SHORT EXERCISE: Leave out any picture and return the remaining listing below exactly as given.
──────
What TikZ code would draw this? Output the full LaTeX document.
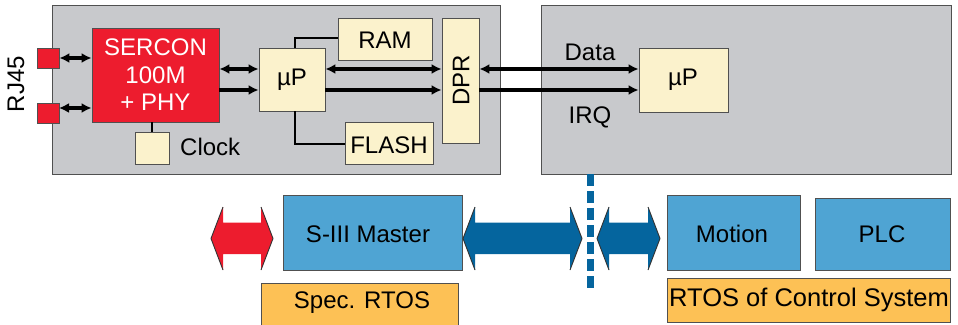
\documentclass[tikz,border=0pt]{standalone}
\usepackage{fontspec}
\setmainfont{Liberation Sans}
\usetikzlibrary{arrows.meta}
\definecolor{boxgray}{HTML}{C8C9CC}
\definecolor{cream}{HTML}{FBF2CC}
\definecolor{sred}{HTML}{ED1C2E}
\definecolor{lblue}{HTML}{4FA4D3}
\definecolor{dblue}{HTML}{05659E}
\definecolor{rtos}{HTML}{FDC155}
\definecolor{edge}{HTML}{505050}
\newcommand\fatarrow[3]{%
  \fill[#3] (#1,238.5) -- (#1+12,207) -- (#1+12,222.5) -- (#2-12,222.5) -- (#2-12,207) -- (#2,238.5) -- (#2-12,270) -- (#2-12,254) -- (#1+12,254) -- (#1+12,270) -- cycle;
  \draw[black!80,line width=0.9] (#1+12,207) -- (#1,238.5) -- (#1+12,270);
  \draw[black!80,line width=0.9] (#2-12,207) -- (#2,238.5) -- (#2-12,270);}
\tikzset{
  panel/.style={draw=edge,line width=1,fill=boxgray},
  chip/.style={draw=edge,line width=0.8,fill=cream},
  txt/.style={font=\fontsize{24}{27.5}\selectfont,inner sep=0pt},
  sw/.style={draw=edge,line width=0.8,fill=lblue},
  os/.style={draw=edge,line width=0.8,fill=rtos},
  bus/.style={line width=3.4,black},
  dbl/.style={bus,{Latex[length=10,width=10]}-{Latex[length=10,width=10]}},
  sgl/.style={bus,-{Latex[length=10,width=10]}},
  thin/.style={line width=1.3,black}
}
\begin{document}
\begin{tikzpicture}[x=1pt,y=-1pt]
\useasboundingbox (0,0) rectangle (958,324);
\begin{scope}
\clip (0,0) rectangle (958,324);
% panels
\draw[panel] (52,5) rectangle (500,174);
\draw[panel] (541,5) rectangle (951,174);
% left side
\node[draw=edge,line width=0.8,fill=sred,minimum width=22,minimum height=20,inner sep=0] (rj1) at (48,58) {};
\node[draw=edge,line width=0.8,fill=sred,minimum width=22,minimum height=20,inner sep=0] (rj2) at (48,113) {};
\node[txt,rotate=90] (rjt) at (16,84) {RJ45};
\node[draw=edge,line width=0.8,fill=sred,minimum width=127,minimum height=94,inner sep=0,
      text=white,align=center,font=\fontsize{24}{27.5}\selectfont] (ser) at (155.5,75) {SERCON\\100M\\+ PHY};
\node[chip,minimum width=34,minimum height=32,inner sep=0] (clk) at (152,148) {};
\node[txt,anchor=west] (clkt) at (180,147) {Clock};
\node[chip,minimum width=66,minimum height=63,inner sep=0] (up1) at (292,79.5) {};
\node[txt] at (292,80) {µP};
\node[chip,minimum width=94,minimum height=42,inner sep=0] (ram) at (385,39) {};
\node[txt] at (385,40) {RAM};
\node[chip,minimum width=88,minimum height=42,inner sep=0] (flash) at (389,143) {};
\node[txt] at (389,145) {FLASH};
\node[chip,minimum width=37,minimum height=125,inner sep=0] (dpr) at (460.5,80.5) {};
\node[txt,rotate=90] at (461,80) {DPR};
\node[chip,minimum width=89,minimum height=64,inner sep=0] (up2) at (683.5,80) {};
\node[txt] at (683,80) {µP};
\node[txt] (data) at (590,52) {Data};
\node[txt] (irq) at (590,117) {IRQ};
% buses
\draw[dbl] (rj1.east) -- (rj1.east -| ser.west);
\draw[dbl] (59,108) -- (ser.west |- 0,108);
\draw[dbl] (ser.east |- 0,69) -- (up1.west |- 0,69);
\draw[sgl] (ser.east |- 0,90) -- (up1.west |- 0,90);
\draw[dbl] (up1.east |- 0,69) -- (dpr.west |- 0,69);
\draw[sgl] (up1.east |- 0,90) -- (dpr.west |- 0,90);
\draw[dbl] (dpr.east |- 0,69) -- (up2.west |- 0,69);
\draw[sgl] (dpr.east |- 0,90) -- (up2.west |- 0,90);
\draw[thin] (up1.north -| 295,0) |- (ram.west |- 0,38);
\draw[thin] (up1.south -| 295,0) |- (flash.west |- 0,144);
\draw[line width=1.2,black] (ser.south -| clk.north) -- (clk.north);
% bottom row
\draw[dblue,line width=7,dash pattern=on 12 off 5] (590.5,174) -- (590.5,288);
\node[sw,minimum width=179,minimum height=75,inner sep=0] (master) at (372.5,232.5) {};
\node[txt] at (368,234) {S-III Master};
\node[sw,minimum width=133,minimum height=75,inner sep=0] (motion) at (733.5,232.5) {};
\node[txt] at (732,234) {Motion};
\node[sw,minimum width=135,minimum height=72,inner sep=0] (plc) at (882.5,234) {};
\node[txt] at (882,234) {PLC};
\node[os,minimum width=197,minimum height=60,inner sep=0] (spec) at (359.5,313) {};
\node[txt] at (362,303) {Spec. RTOS};
\node[os,minimum width=283,minimum height=44,inner sep=0] (ctrl) at (808.5,300) {};
\node[txt,font=\fontsize{25.5}{28}\selectfont] at (809,300) {RTOS of Control System};
\fatarrow{211}{273}{sred}
\fatarrow{463}{582}{dblue}
\fatarrow{597}{660}{dblue}
\end{scope}
\end{tikzpicture}
\end{document}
──────
ANSWER TO THIS TASK:
What TikZ code would draw this? Output the full LaTeX document.
\documentclass[tikz,border=0pt]{standalone}
\usepackage{fontspec}
\setmainfont{Liberation Sans}
\usetikzlibrary{arrows.meta}
\definecolor{boxgray}{HTML}{C8C9CC}
\definecolor{cream}{HTML}{FBF2CC}
\definecolor{sred}{HTML}{ED1C2E}
\definecolor{lblue}{HTML}{4FA4D3}
\definecolor{dblue}{HTML}{05659E}
\definecolor{rtos}{HTML}{FDC155}
\definecolor{edge}{HTML}{505050}
\newcommand\fatarrow[3]{%
  \fill[#3] (#1,238.5) -- (#1+12,207) -- (#1+12,222.5) -- (#2-12,222.5) -- (#2-12,207) -- (#2,238.5) -- (#2-12,270) -- (#2-12,254) -- (#1+12,254) -- (#1+12,270) -- cycle;
  \draw[black!80,line width=0.9] (#1+12,207) -- (#1,238.5) -- (#1+12,270);
  \draw[black!80,line width=0.9] (#2-12,207) -- (#2,238.5) -- (#2-12,270);}
\tikzset{
  panel/.style={draw=edge,line width=1,fill=boxgray},
  chip/.style={draw=edge,line width=0.8,fill=cream},
  txt/.style={font=\fontsize{24}{27.5}\selectfont,inner sep=0pt},
  sw/.style={draw=edge,line width=0.8,fill=lblue},
  os/.style={draw=edge,line width=0.8,fill=rtos},
  bus/.style={line width=3.4,black},
  dbl/.style={bus,{Latex[length=10,width=10]}-{Latex[length=10,width=10]}},
  sgl/.style={bus,-{Latex[length=10,width=10]}},
  thin/.style={line width=1.3,black}
}
\begin{document}
\begin{tikzpicture}[x=1pt,y=-1pt]
\useasboundingbox (0,0) rectangle (958,324);
\begin{scope}
\clip (0,0) rectangle (958,324);
% panels
\draw[panel] (52,5) rectangle (500,174);
\draw[panel] (541,5) rectangle (951,174);
% left side
\node[draw=edge,line width=0.8,fill=sred,minimum width=22,minimum height=20,inner sep=0] (rj1) at (48,58) {};
\node[draw=edge,line width=0.8,fill=sred,minimum width=22,minimum height=20,inner sep=0] (rj2) at (48,113) {};
\node[txt,rotate=90] (rjt) at (16,84) {RJ45};
\node[draw=edge,line width=0.8,fill=sred,minimum width=127,minimum height=94,inner sep=0,
      text=white,align=center,font=\fontsize{24}{27.5}\selectfont] (ser) at (155.5,75) {SERCON\\100M\\+ PHY};
\node[chip,minimum width=34,minimum height=32,inner sep=0] (clk) at (152,148) {};
\node[txt,anchor=west] (clkt) at (180,147) {Clock};
\node[chip,minimum width=66,minimum height=63,inner sep=0] (up1) at (292,79.5) {};
\node[txt] at (292,80) {µP};
\node[chip,minimum width=94,minimum height=42,inner sep=0] (ram) at (385,39) {};
\node[txt] at (385,40) {RAM};
\node[chip,minimum width=88,minimum height=42,inner sep=0] (flash) at (389,143) {};
\node[txt] at (389,145) {FLASH};
\node[chip,minimum width=37,minimum height=125,inner sep=0] (dpr) at (460.5,80.5) {};
\node[txt,rotate=90] at (461,80) {DPR};
\node[chip,minimum width=89,minimum height=64,inner sep=0] (up2) at (683.5,80) {};
\node[txt] at (683,80) {µP};
\node[txt] (data) at (590,52) {Data};
\node[txt] (irq) at (590,117) {IRQ};
% buses
\draw[dbl] (rj1.east) -- (rj1.east -| ser.west);
\draw[dbl] (59,108) -- (ser.west |- 0,108);
\draw[dbl] (ser.east |- 0,69) -- (up1.west |- 0,69);
\draw[sgl] (ser.east |- 0,90) -- (up1.west |- 0,90);
\draw[dbl] (up1.east |- 0,69) -- (dpr.west |- 0,69);
\draw[sgl] (up1.east |- 0,90) -- (dpr.west |- 0,90);
\draw[dbl] (dpr.east |- 0,69) -- (up2.west |- 0,69);
\draw[sgl] (dpr.east |- 0,90) -- (up2.west |- 0,90);
\draw[thin] (up1.north -| 295,0) |- (ram.west |- 0,38);
\draw[thin] (up1.south -| 295,0) |- (flash.west |- 0,144);
\draw[line width=1.2,black] (ser.south -| clk.north) -- (clk.north);
% bottom row
\draw[dblue,line width=7,dash pattern=on 12 off 5] (590.5,174) -- (590.5,288);
\node[sw,minimum width=179,minimum height=75,inner sep=0] (master) at (372.5,232.5) {};
\node[txt] at (368,234) {S-III Master};
\node[sw,minimum width=133,minimum height=75,inner sep=0] (motion) at (733.5,232.5) {};
\node[txt] at (732,234) {Motion};
\node[sw,minimum width=135,minimum height=72,inner sep=0] (plc) at (882.5,234) {};
\node[txt] at (882,234) {PLC};
\node[os,minimum width=197,minimum height=60,inner sep=0] (spec) at (359.5,313) {};
\node[txt] at (362,303) {Spec. RTOS};
\node[os,minimum width=283,minimum height=44,inner sep=0] (ctrl) at (808.5,300) {};
\node[txt,font=\fontsize{25.5}{28}\selectfont] at (809,300) {RTOS of Control System};
\fatarrow{211}{273}{sred}
\fatarrow{463}{582}{dblue}
\fatarrow{597}{660}{dblue}
\end{scope}
\end{tikzpicture}
\end{document}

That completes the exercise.